Foreign Direct Outflows from Asian Markets to Hit US$400b by 2020
The importance of Asia to global trade will continue to increase steadily over the next decade with foreign direct outflows reaching US$400b by 2020 for the nine rapid growth markets within East and Southeast Asia. This is according to the new Ernst & Young report, Beyond Asia: strategies to support the quest for growth, which surveyed over 600 business executives from organizations based in East and Southeast Asia.
The nine rapid growth markets covered by the report are Singapore, Malaysia, Taiwan, South Korea, Thailand, Indonesia, Hong Kong, Vietnam and Mainland China. The impact of the foreign direct outflows trend will be momentous, creating new spheres of competition, a new generation of global companies, and changing patterns of trade flows both within and outside the region.
Lou Pagnutti, Asia-Pacific Area Managing Partner at Ernst & Young says, “Global expansion for Asian companies is not without its challenges. It will require major shifts in organizational design, talent management and decision-making processes, as well as pose serious execution challenges. In addition, the rigors of different political, regulatory and cultural environments can challenge many an ambitious growth plan.”
The report highlighted that the most critical strategic differences between Asian companies were dependent on the level of internationalization that each had achieved: those that were already operating at a significant level in two or more markets outside of Asia (“globally focused”) were addressing growth challenges in a different way to those that were operating regionally (“regionally focused” ie within Asia).
Why and where are Asian companies expanding?
Asian companies are looking to new markets not only to expand their customer base but also to acquire new technology and capabilities. This has dictated where activity occurs. Of the companies surveyed that are “globally focused” 42% selected China as the best growth opportunity for their organization, followed by India (33%), Indonesia (29%), Vietnam (25%), Middle East and North Africa (24%) and Brazil (24%). “Regionally focused” companies indicated that Western Europe (32%) was the best growth opportunity, followed by Middle East and North Africa (28%), Brazil (20%), Russia (18%) and Eastern Europe (15%). Investment into the nine rapid growth markets in Asia and Southeast Asia for “regionally focused” companies was extremely low.
Expanding in developed markets
When targeting developed markets, the rationale for investment for Asian companies is more complex and multi-faceted for both regional and global companies. Factors such as access to new technology and distribution channels figure prominently. Of the business executives surveyed, those with “globally focused” firms indicated that key benefits of expanding in a developing market were new customers/sales growth (40%), access to new technology or innovations (39%), access to new distribution channels (31%), tapping a gap in the market for products and services (29%) and spreading risk across different markets (25%).

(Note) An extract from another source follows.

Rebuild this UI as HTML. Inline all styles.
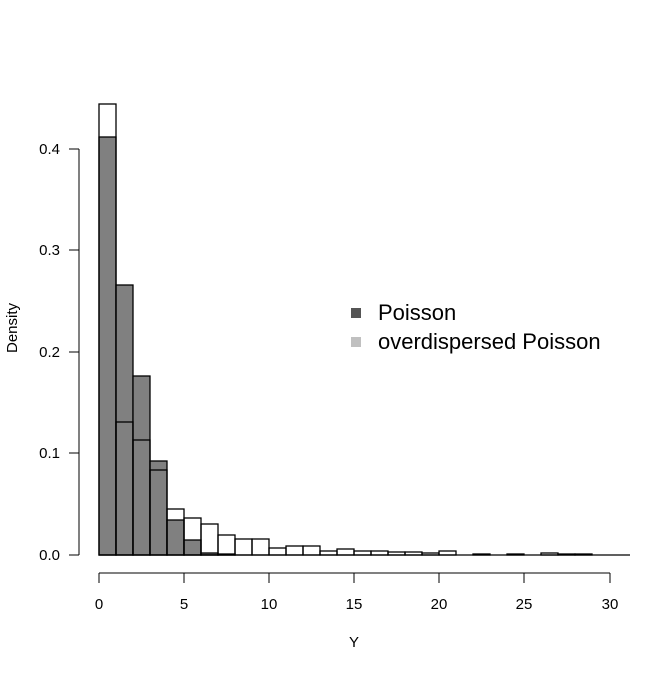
<!DOCTYPE html>
<html><head><style>body{margin:0;background:#fff}</style></head><body>
<svg width="672" height="672" xmlns="http://www.w3.org/2000/svg" font-family="Liberation Sans, sans-serif">
<rect width="672" height="672" fill="#fff"/>
<g stroke="#000" stroke-width="1.3" fill="#808080">
<rect x="99" y="137" width="17" height="418"/>
<rect x="116" y="285" width="17" height="270"/>
<rect x="133" y="376" width="17" height="179"/>
<rect x="150" y="461" width="17" height="94"/>
<rect x="167" y="520" width="17" height="35"/>
<rect x="184" y="540" width="17" height="15"/>
<rect x="201" y="553" width="17" height="2"/>
<rect x="218" y="554" width="17" height="1"/>
</g>
<g stroke="#000" stroke-width="1.3" fill="none">
<rect x="99" y="104" width="17" height="451"/>
<rect x="116" y="422" width="17" height="133"/>
<rect x="133" y="440" width="17" height="115"/>
<rect x="150" y="470" width="17" height="85"/>
<rect x="167" y="509" width="17" height="46"/>
<rect x="184" y="518" width="17" height="37"/>
<rect x="201" y="524" width="17" height="31"/>
<rect x="218" y="535" width="17" height="20"/>
<rect x="235" y="539" width="17" height="16"/>
<rect x="252" y="539" width="17" height="16"/>
<rect x="269" y="548" width="17" height="7"/>
<rect x="286" y="546" width="17" height="9"/>
<rect x="303" y="546" width="17" height="9"/>
<rect x="320" y="551" width="17" height="4"/>
<rect x="337" y="549" width="17" height="6"/>
<rect x="354" y="551" width="17" height="4"/>
<rect x="371" y="551" width="17" height="4"/>
<rect x="388" y="552" width="17" height="3"/>
<rect x="405" y="552" width="17" height="3"/>
<rect x="422" y="553" width="17" height="2"/>
<rect x="439" y="551" width="17" height="4"/>
<rect x="473" y="554" width="17" height="1"/>
<rect x="507" y="554" width="17" height="1"/>
<rect x="541" y="553" width="17" height="2"/>
<rect x="558" y="554" width="17" height="1"/>
<rect x="575" y="554" width="17" height="1"/>
</g>
<line x1="99" y1="555" x2="630" y2="555" stroke="#000" stroke-width="1.3"/>
<g stroke="#000" stroke-width="1">
<line x1="99" y1="573" x2="610" y2="573"/>
<line x1="99" y1="573" x2="99" y2="583"/><line x1="184" y1="573" x2="184" y2="583"/>
<line x1="269" y1="573" x2="269" y2="583"/><line x1="354" y1="573" x2="354" y2="583"/>
<line x1="439" y1="573" x2="439" y2="583"/><line x1="524" y1="573" x2="524" y2="583"/>
<line x1="610" y1="573" x2="610" y2="583"/>
<line x1="79" y1="149" x2="79" y2="555"/>
<line x1="69" y1="555" x2="79" y2="555"/><line x1="69" y1="453" x2="79" y2="453"/>
<line x1="69" y1="352" x2="79" y2="352"/><line x1="69" y1="250" x2="79" y2="250"/>
<line x1="69" y1="149" x2="79" y2="149"/>
</g>
<g font-size="15" text-anchor="middle" fill="#000">
<text x="99" y="609">0</text><text x="184" y="609">5</text><text x="269" y="609">10</text>
<text x="354" y="609">15</text><text x="439" y="609">20</text><text x="524" y="609">25</text><text x="610" y="609">30</text>
<text x="354" y="647">Y</text>
</g>
<g font-size="15" text-anchor="end">
<text x="60" y="560">0.0</text><text x="60" y="458">0.1</text><text x="60" y="357">0.2</text>
<text x="60" y="255">0.3</text><text x="60" y="154">0.4</text>
</g>
<text transform="translate(17,328) rotate(-90)" font-size="15" text-anchor="middle">Density</text>
<rect x="351" y="308" width="10" height="10" fill="#555"/>
<rect x="351" y="337" width="10" height="10" fill="#c0c0c0"/>
<text x="378" y="320" font-size="22">Poisson</text>
<text x="378" y="349" font-size="22">overdispersed Poisson</text>
</svg>
</body></html>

Business executives surveyed with ”regionally focused” companies indicated that access to skilled workers (41%), access to natural resources/raw minerals (40%) and access to low cost labour (39%) were the top three benefits of expanding into developed markets.
Expanding into rapid growth markets
A majority (66%) of the business executives surveyed with “globally focused” companies explained that the primary benefit of expanding into a rapid growth market was to gain new customers/sales growth. Other benefits highlighted included tapping a gap in the market for products and services (34%), access to new distribution channels (34%), and access to low cost labour (25%). For those companies that are “regionally focused” key benefits included tapping a gap in the market (38%), access to new distribution channels (36%) and new customers/sales growth (35%).
Which expansion strategy is being used?
Companies typically follow an expansion path that progressively deepens their involvement in new markets, going from direct exporting to local sales and distribution desks and finally to joint ventures or acquisitions. Both the global and regional companies in the survey still rely heavily on local sales desks, direct exports and franchises or licensing to explore new markets. The global companies are more likely than their regional counterparts to try mergers and acquisitions, partnerships, alliances and joint ventures as a mode of entry into new markets, given their deeper knowledge of markets outside the region.
While Asian companies are on a high growth trajectory, they also face a host of dilemmas. The survey identified four key challenges: moving up the value chain could erode the critical advantage of low cost; the nuances of local markets are difficult to understand or control; top management teams often lack an international outlook and expanding internationally requires shoring up of infrastructure and capabilities.
Overcoming the challenges
Pagnutti comments, “Fortunately there are ways to overcome the challenges that Asian companies face. For “globally focused” companies, putting in place robust risk management is essential. The data indicates that companies with more mature risk management frameworks can out-perform their peers financially. Also, making the transition from investment to profitability through a greater focus on process is required. Management need to step up and create a more international culture which reflects the diversity of its customer base as well deciding which decision-making functions should be global or local.
“Regionally focused” companies need to prepare for greater competition, as well as focus on building capabilities for international expansion. Rethinking organizational design to enable greater local autonomy within a set of parameters and risk frameworks is essential for the establishment of an effective supply chain. Finally, leveraging global resources will ensure that these companies remain globally competitive.”